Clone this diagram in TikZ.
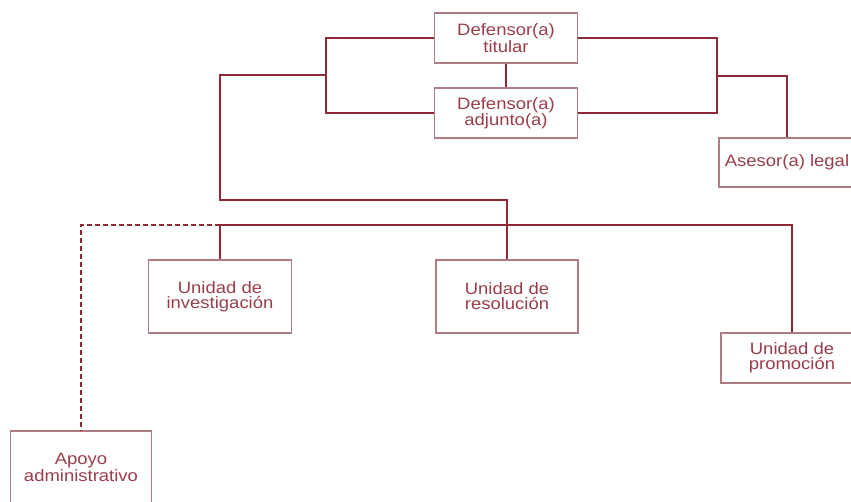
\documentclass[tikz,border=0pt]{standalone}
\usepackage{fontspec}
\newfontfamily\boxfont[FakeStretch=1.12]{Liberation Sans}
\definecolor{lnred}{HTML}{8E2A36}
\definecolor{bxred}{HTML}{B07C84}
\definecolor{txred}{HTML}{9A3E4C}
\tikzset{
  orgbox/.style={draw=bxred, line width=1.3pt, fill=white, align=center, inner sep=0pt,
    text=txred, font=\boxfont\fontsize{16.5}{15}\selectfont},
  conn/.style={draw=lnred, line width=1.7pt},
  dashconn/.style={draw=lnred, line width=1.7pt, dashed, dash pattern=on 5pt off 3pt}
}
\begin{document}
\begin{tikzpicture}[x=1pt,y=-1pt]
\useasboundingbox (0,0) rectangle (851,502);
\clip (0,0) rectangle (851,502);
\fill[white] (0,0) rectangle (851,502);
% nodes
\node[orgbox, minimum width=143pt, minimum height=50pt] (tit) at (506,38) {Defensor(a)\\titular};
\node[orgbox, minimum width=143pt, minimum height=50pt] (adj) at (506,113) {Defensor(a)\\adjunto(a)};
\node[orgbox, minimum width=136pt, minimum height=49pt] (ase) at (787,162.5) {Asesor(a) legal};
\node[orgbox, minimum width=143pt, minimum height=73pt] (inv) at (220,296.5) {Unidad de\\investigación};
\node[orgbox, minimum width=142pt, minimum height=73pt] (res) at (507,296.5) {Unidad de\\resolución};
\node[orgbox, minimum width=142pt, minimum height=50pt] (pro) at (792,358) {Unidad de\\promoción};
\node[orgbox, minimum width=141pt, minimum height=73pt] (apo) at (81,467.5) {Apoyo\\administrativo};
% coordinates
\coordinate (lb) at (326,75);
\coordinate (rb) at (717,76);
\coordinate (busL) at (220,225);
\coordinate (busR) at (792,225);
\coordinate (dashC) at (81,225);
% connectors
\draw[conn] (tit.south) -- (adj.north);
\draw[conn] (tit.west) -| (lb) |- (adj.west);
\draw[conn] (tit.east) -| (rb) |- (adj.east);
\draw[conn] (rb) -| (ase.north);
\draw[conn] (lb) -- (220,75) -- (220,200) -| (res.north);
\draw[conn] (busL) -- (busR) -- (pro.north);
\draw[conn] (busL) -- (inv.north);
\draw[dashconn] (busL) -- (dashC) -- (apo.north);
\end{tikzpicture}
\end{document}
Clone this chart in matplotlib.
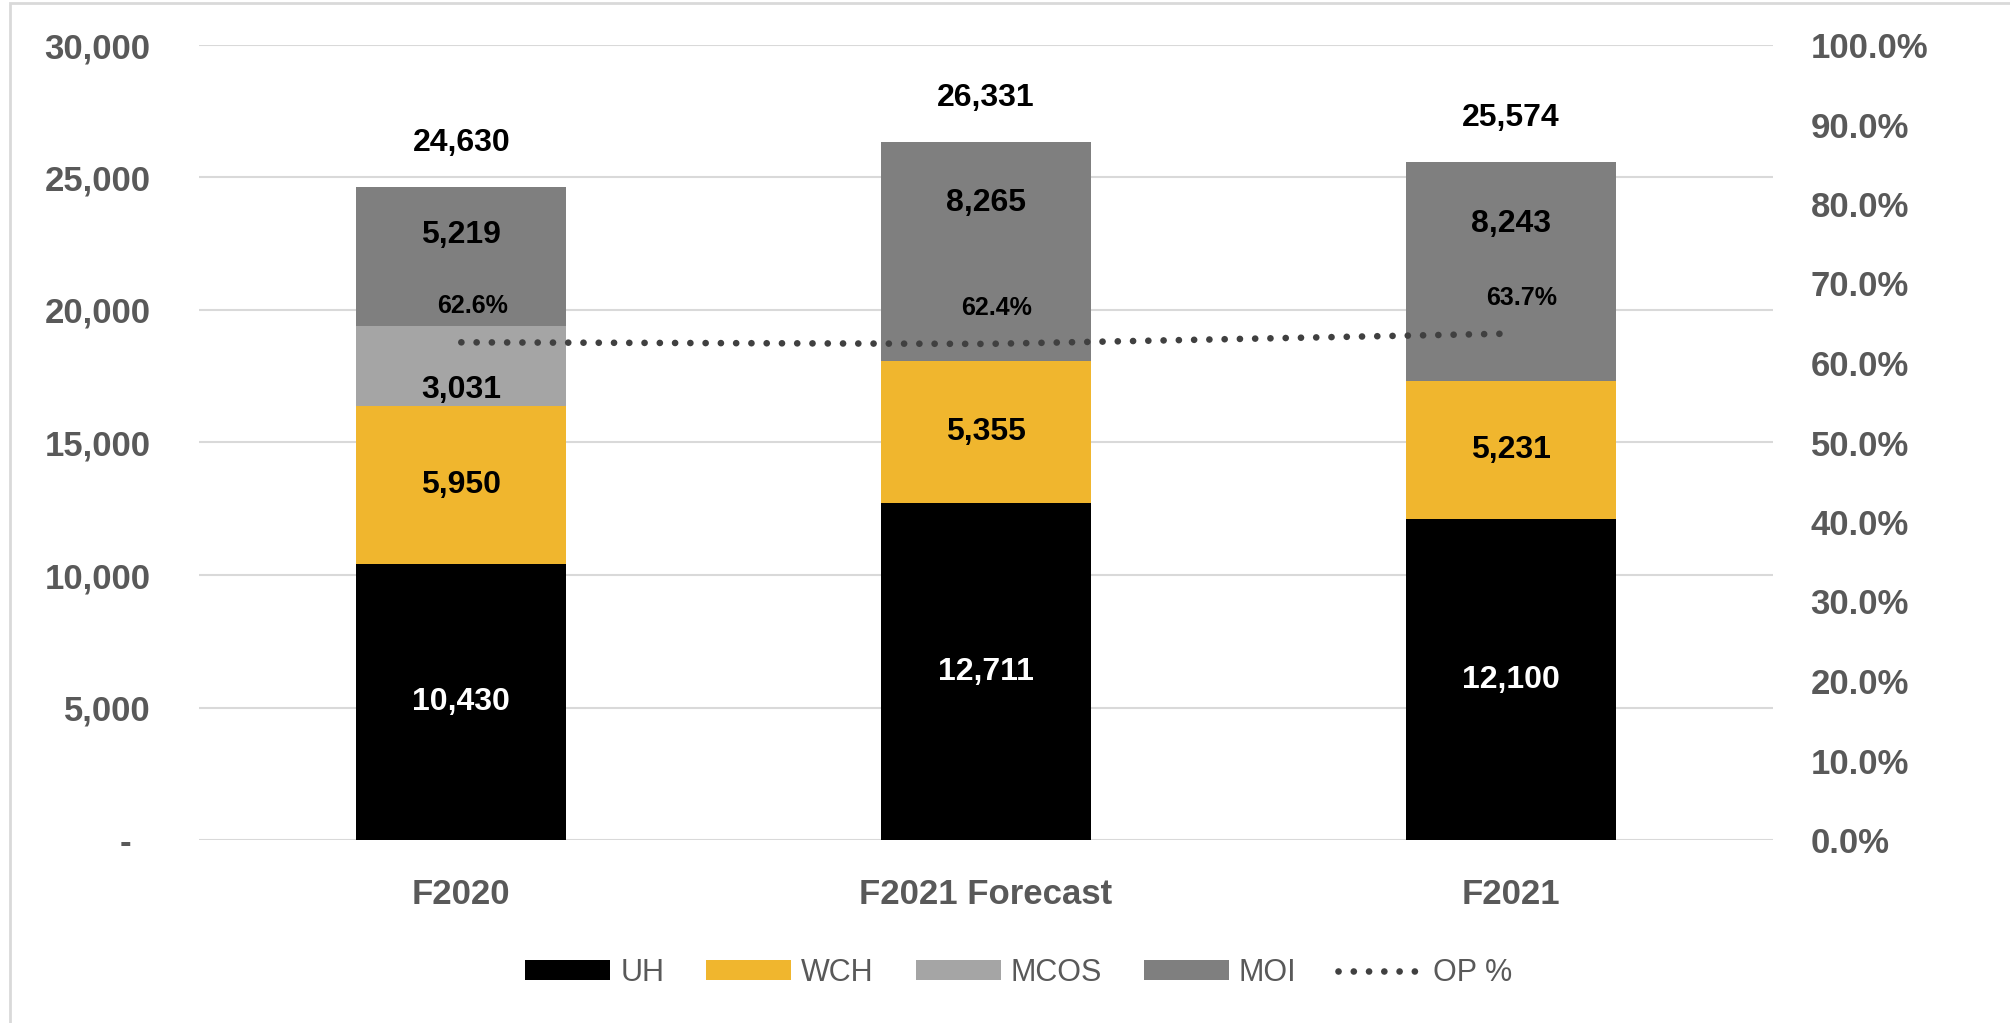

◇ ◇ ◇

▶ Job:
Output the entries above exactly. Drop the pictures.

▶ Written reply:
Clone this diagram in TikZ.
\documentclass[tikz,border=0pt]{standalone}
\usepackage{fontspec}
\newfontfamily\boxfont[FakeStretch=1.12]{Liberation Sans}
\definecolor{lnred}{HTML}{8E2A36}
\definecolor{bxred}{HTML}{B07C84}
\definecolor{txred}{HTML}{9A3E4C}
\tikzset{
  orgbox/.style={draw=bxred, line width=1.3pt, fill=white, align=center, inner sep=0pt,
    text=txred, font=\boxfont\fontsize{16.5}{15}\selectfont},
  conn/.style={draw=lnred, line width=1.7pt},
  dashconn/.style={draw=lnred, line width=1.7pt, dashed, dash pattern=on 5pt off 3pt}
}
\begin{document}
\begin{tikzpicture}[x=1pt,y=-1pt]
\useasboundingbox (0,0) rectangle (851,502);
\clip (0,0) rectangle (851,502);
\fill[white] (0,0) rectangle (851,502);
% nodes
\node[orgbox, minimum width=143pt, minimum height=50pt] (tit) at (506,38) {Defensor(a)\\titular};
\node[orgbox, minimum width=143pt, minimum height=50pt] (adj) at (506,113) {Defensor(a)\\adjunto(a)};
\node[orgbox, minimum width=136pt, minimum height=49pt] (ase) at (787,162.5) {Asesor(a) legal};
\node[orgbox, minimum width=143pt, minimum height=73pt] (inv) at (220,296.5) {Unidad de\\investigación};
\node[orgbox, minimum width=142pt, minimum height=73pt] (res) at (507,296.5) {Unidad de\\resolución};
\node[orgbox, minimum width=142pt, minimum height=50pt] (pro) at (792,358) {Unidad de\\promoción};
\node[orgbox, minimum width=141pt, minimum height=73pt] (apo) at (81,467.5) {Apoyo\\administrativo};
% coordinates
\coordinate (lb) at (326,75);
\coordinate (rb) at (717,76);
\coordinate (busL) at (220,225);
\coordinate (busR) at (792,225);
\coordinate (dashC) at (81,225);
% connectors
\draw[conn] (tit.south) -- (adj.north);
\draw[conn] (tit.west) -| (lb) |- (adj.west);
\draw[conn] (tit.east) -| (rb) |- (adj.east);
\draw[conn] (rb) -| (ase.north);
\draw[conn] (lb) -- (220,75) -- (220,200) -| (res.north);
\draw[conn] (busL) -- (busR) -- (pro.north);
\draw[conn] (busL) -- (inv.north);
\draw[dashconn] (busL) -- (dashC) -- (apo.north);
\end{tikzpicture}
\end{document}
Clone this chart in matplotlib.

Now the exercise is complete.